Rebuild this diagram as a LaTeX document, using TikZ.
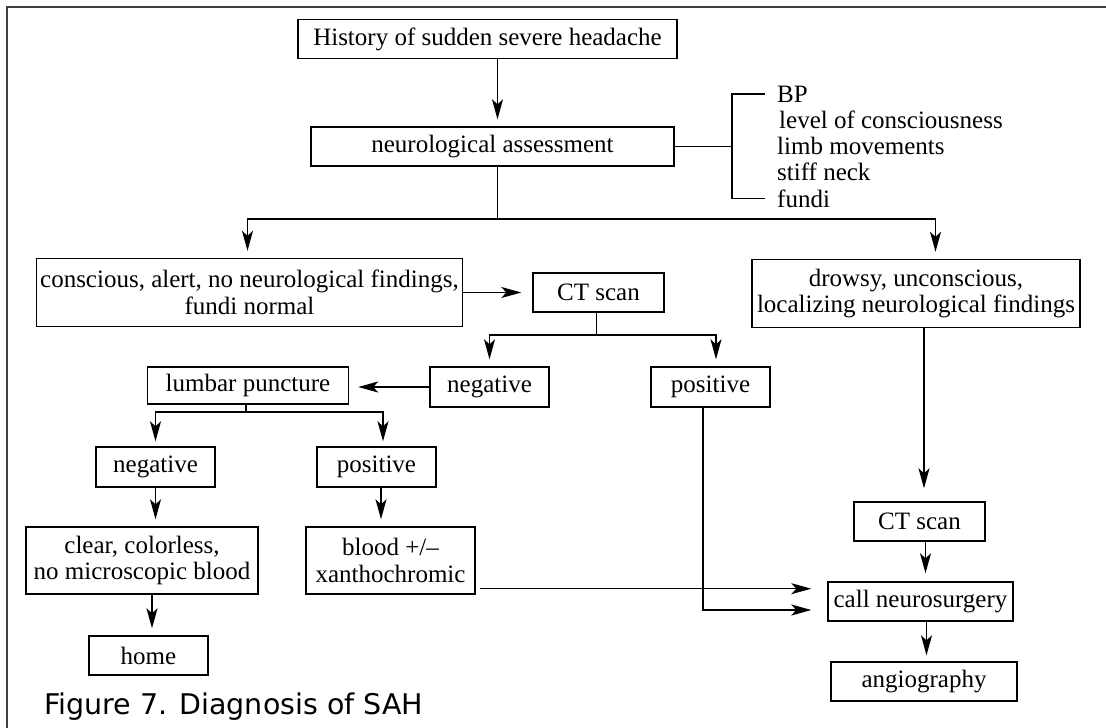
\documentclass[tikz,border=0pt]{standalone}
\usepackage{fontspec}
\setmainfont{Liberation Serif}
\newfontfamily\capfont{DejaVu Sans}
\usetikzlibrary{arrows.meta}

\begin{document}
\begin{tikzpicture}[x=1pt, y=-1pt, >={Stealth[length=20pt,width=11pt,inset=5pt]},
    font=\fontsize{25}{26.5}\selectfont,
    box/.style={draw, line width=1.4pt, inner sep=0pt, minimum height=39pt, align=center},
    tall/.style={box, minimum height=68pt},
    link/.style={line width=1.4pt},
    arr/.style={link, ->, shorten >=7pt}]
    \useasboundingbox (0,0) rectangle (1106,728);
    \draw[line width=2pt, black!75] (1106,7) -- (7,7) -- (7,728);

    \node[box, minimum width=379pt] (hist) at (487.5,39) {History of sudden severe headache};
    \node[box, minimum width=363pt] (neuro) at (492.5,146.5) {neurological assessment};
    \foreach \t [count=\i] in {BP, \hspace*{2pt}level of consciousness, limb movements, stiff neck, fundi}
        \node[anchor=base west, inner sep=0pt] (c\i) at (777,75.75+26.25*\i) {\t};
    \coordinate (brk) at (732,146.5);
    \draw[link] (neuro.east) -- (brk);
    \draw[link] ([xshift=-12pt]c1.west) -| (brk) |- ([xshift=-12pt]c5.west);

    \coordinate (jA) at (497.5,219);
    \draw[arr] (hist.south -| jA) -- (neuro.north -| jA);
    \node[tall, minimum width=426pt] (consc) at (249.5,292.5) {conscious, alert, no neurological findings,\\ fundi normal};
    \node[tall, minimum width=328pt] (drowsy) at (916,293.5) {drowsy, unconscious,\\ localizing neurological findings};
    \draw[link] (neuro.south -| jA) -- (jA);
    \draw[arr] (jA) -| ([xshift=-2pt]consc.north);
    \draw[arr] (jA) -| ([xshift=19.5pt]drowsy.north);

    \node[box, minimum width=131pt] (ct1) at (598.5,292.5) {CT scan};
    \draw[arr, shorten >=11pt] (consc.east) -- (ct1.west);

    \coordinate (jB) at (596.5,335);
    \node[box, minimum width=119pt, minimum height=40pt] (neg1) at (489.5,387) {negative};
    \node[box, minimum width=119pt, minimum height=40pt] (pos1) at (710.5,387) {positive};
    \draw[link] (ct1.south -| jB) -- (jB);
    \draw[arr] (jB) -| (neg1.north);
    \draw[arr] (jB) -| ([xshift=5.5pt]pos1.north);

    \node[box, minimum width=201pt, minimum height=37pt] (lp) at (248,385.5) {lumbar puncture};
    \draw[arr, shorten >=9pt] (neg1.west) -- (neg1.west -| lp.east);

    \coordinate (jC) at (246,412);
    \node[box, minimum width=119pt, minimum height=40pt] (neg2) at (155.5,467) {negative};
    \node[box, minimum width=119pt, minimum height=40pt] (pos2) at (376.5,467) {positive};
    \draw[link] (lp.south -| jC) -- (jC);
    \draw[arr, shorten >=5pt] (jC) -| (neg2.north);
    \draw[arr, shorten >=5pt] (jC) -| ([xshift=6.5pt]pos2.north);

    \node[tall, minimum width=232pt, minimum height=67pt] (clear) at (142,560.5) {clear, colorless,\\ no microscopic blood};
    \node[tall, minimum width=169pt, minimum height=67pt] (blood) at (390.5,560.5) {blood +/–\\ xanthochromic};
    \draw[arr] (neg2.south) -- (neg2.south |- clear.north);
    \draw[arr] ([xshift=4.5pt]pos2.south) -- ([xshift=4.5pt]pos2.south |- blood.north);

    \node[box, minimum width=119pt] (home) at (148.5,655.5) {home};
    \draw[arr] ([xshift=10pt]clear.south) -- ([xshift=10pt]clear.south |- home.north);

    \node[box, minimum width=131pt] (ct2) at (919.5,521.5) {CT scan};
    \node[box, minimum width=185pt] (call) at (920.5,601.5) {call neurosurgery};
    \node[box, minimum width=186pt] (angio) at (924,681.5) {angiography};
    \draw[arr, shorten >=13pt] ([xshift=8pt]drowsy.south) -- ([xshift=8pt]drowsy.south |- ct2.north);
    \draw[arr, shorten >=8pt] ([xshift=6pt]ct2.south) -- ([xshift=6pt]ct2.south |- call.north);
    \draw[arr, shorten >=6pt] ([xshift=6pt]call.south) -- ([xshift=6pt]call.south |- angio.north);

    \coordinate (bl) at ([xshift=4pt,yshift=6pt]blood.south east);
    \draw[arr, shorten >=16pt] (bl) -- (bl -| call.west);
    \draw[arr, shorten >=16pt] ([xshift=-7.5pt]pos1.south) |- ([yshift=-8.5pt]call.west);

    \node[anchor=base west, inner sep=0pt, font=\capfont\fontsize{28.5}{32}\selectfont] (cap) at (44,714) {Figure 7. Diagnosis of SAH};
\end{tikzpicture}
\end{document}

* _TASK TO CARRY OUT_: Repeat the listing above exactly, with no pictures.

* _REPLY TO THE EXERCISE_:
Rebuild this diagram as a LaTeX document, using TikZ.
\documentclass[tikz,border=0pt]{standalone}
\usepackage{fontspec}
\setmainfont{Liberation Serif}
\newfontfamily\capfont{DejaVu Sans}
\usetikzlibrary{arrows.meta}

\begin{document}
\begin{tikzpicture}[x=1pt, y=-1pt, >={Stealth[length=20pt,width=11pt,inset=5pt]},
    font=\fontsize{25}{26.5}\selectfont,
    box/.style={draw, line width=1.4pt, inner sep=0pt, minimum height=39pt, align=center},
    tall/.style={box, minimum height=68pt},
    link/.style={line width=1.4pt},
    arr/.style={link, ->, shorten >=7pt}]
    \useasboundingbox (0,0) rectangle (1106,728);
    \draw[line width=2pt, black!75] (1106,7) -- (7,7) -- (7,728);

    \node[box, minimum width=379pt] (hist) at (487.5,39) {History of sudden severe headache};
    \node[box, minimum width=363pt] (neuro) at (492.5,146.5) {neurological assessment};
    \foreach \t [count=\i] in {BP, \hspace*{2pt}level of consciousness, limb movements, stiff neck, fundi}
        \node[anchor=base west, inner sep=0pt] (c\i) at (777,75.75+26.25*\i) {\t};
    \coordinate (brk) at (732,146.5);
    \draw[link] (neuro.east) -- (brk);
    \draw[link] ([xshift=-12pt]c1.west) -| (brk) |- ([xshift=-12pt]c5.west);

    \coordinate (jA) at (497.5,219);
    \draw[arr] (hist.south -| jA) -- (neuro.north -| jA);
    \node[tall, minimum width=426pt] (consc) at (249.5,292.5) {conscious, alert, no neurological findings,\\ fundi normal};
    \node[tall, minimum width=328pt] (drowsy) at (916,293.5) {drowsy, unconscious,\\ localizing neurological findings};
    \draw[link] (neuro.south -| jA) -- (jA);
    \draw[arr] (jA) -| ([xshift=-2pt]consc.north);
    \draw[arr] (jA) -| ([xshift=19.5pt]drowsy.north);

    \node[box, minimum width=131pt] (ct1) at (598.5,292.5) {CT scan};
    \draw[arr, shorten >=11pt] (consc.east) -- (ct1.west);

    \coordinate (jB) at (596.5,335);
    \node[box, minimum width=119pt, minimum height=40pt] (neg1) at (489.5,387) {negative};
    \node[box, minimum width=119pt, minimum height=40pt] (pos1) at (710.5,387) {positive};
    \draw[link] (ct1.south -| jB) -- (jB);
    \draw[arr] (jB) -| (neg1.north);
    \draw[arr] (jB) -| ([xshift=5.5pt]pos1.north);

    \node[box, minimum width=201pt, minimum height=37pt] (lp) at (248,385.5) {lumbar puncture};
    \draw[arr, shorten >=9pt] (neg1.west) -- (neg1.west -| lp.east);

    \coordinate (jC) at (246,412);
    \node[box, minimum width=119pt, minimum height=40pt] (neg2) at (155.5,467) {negative};
    \node[box, minimum width=119pt, minimum height=40pt] (pos2) at (376.5,467) {positive};
    \draw[link] (lp.south -| jC) -- (jC);
    \draw[arr, shorten >=5pt] (jC) -| (neg2.north);
    \draw[arr, shorten >=5pt] (jC) -| ([xshift=6.5pt]pos2.north);

    \node[tall, minimum width=232pt, minimum height=67pt] (clear) at (142,560.5) {clear, colorless,\\ no microscopic blood};
    \node[tall, minimum width=169pt, minimum height=67pt] (blood) at (390.5,560.5) {blood +/–\\ xanthochromic};
    \draw[arr] (neg2.south) -- (neg2.south |- clear.north);
    \draw[arr] ([xshift=4.5pt]pos2.south) -- ([xshift=4.5pt]pos2.south |- blood.north);

    \node[box, minimum width=119pt] (home) at (148.5,655.5) {home};
    \draw[arr] ([xshift=10pt]clear.south) -- ([xshift=10pt]clear.south |- home.north);

    \node[box, minimum width=131pt] (ct2) at (919.5,521.5) {CT scan};
    \node[box, minimum width=185pt] (call) at (920.5,601.5) {call neurosurgery};
    \node[box, minimum width=186pt] (angio) at (924,681.5) {angiography};
    \draw[arr, shorten >=13pt] ([xshift=8pt]drowsy.south) -- ([xshift=8pt]drowsy.south |- ct2.north);
    \draw[arr, shorten >=8pt] ([xshift=6pt]ct2.south) -- ([xshift=6pt]ct2.south |- call.north);
    \draw[arr, shorten >=6pt] ([xshift=6pt]call.south) -- ([xshift=6pt]call.south |- angio.north);

    \coordinate (bl) at ([xshift=4pt,yshift=6pt]blood.south east);
    \draw[arr, shorten >=16pt] (bl) -- (bl -| call.west);
    \draw[arr, shorten >=16pt] ([xshift=-7.5pt]pos1.south) |- ([yshift=-8.5pt]call.west);

    \node[anchor=base west, inner sep=0pt, font=\capfont\fontsize{28.5}{32}\selectfont] (cap) at (44,714) {Figure 7. Diagnosis of SAH};
\end{tikzpicture}
\end{document}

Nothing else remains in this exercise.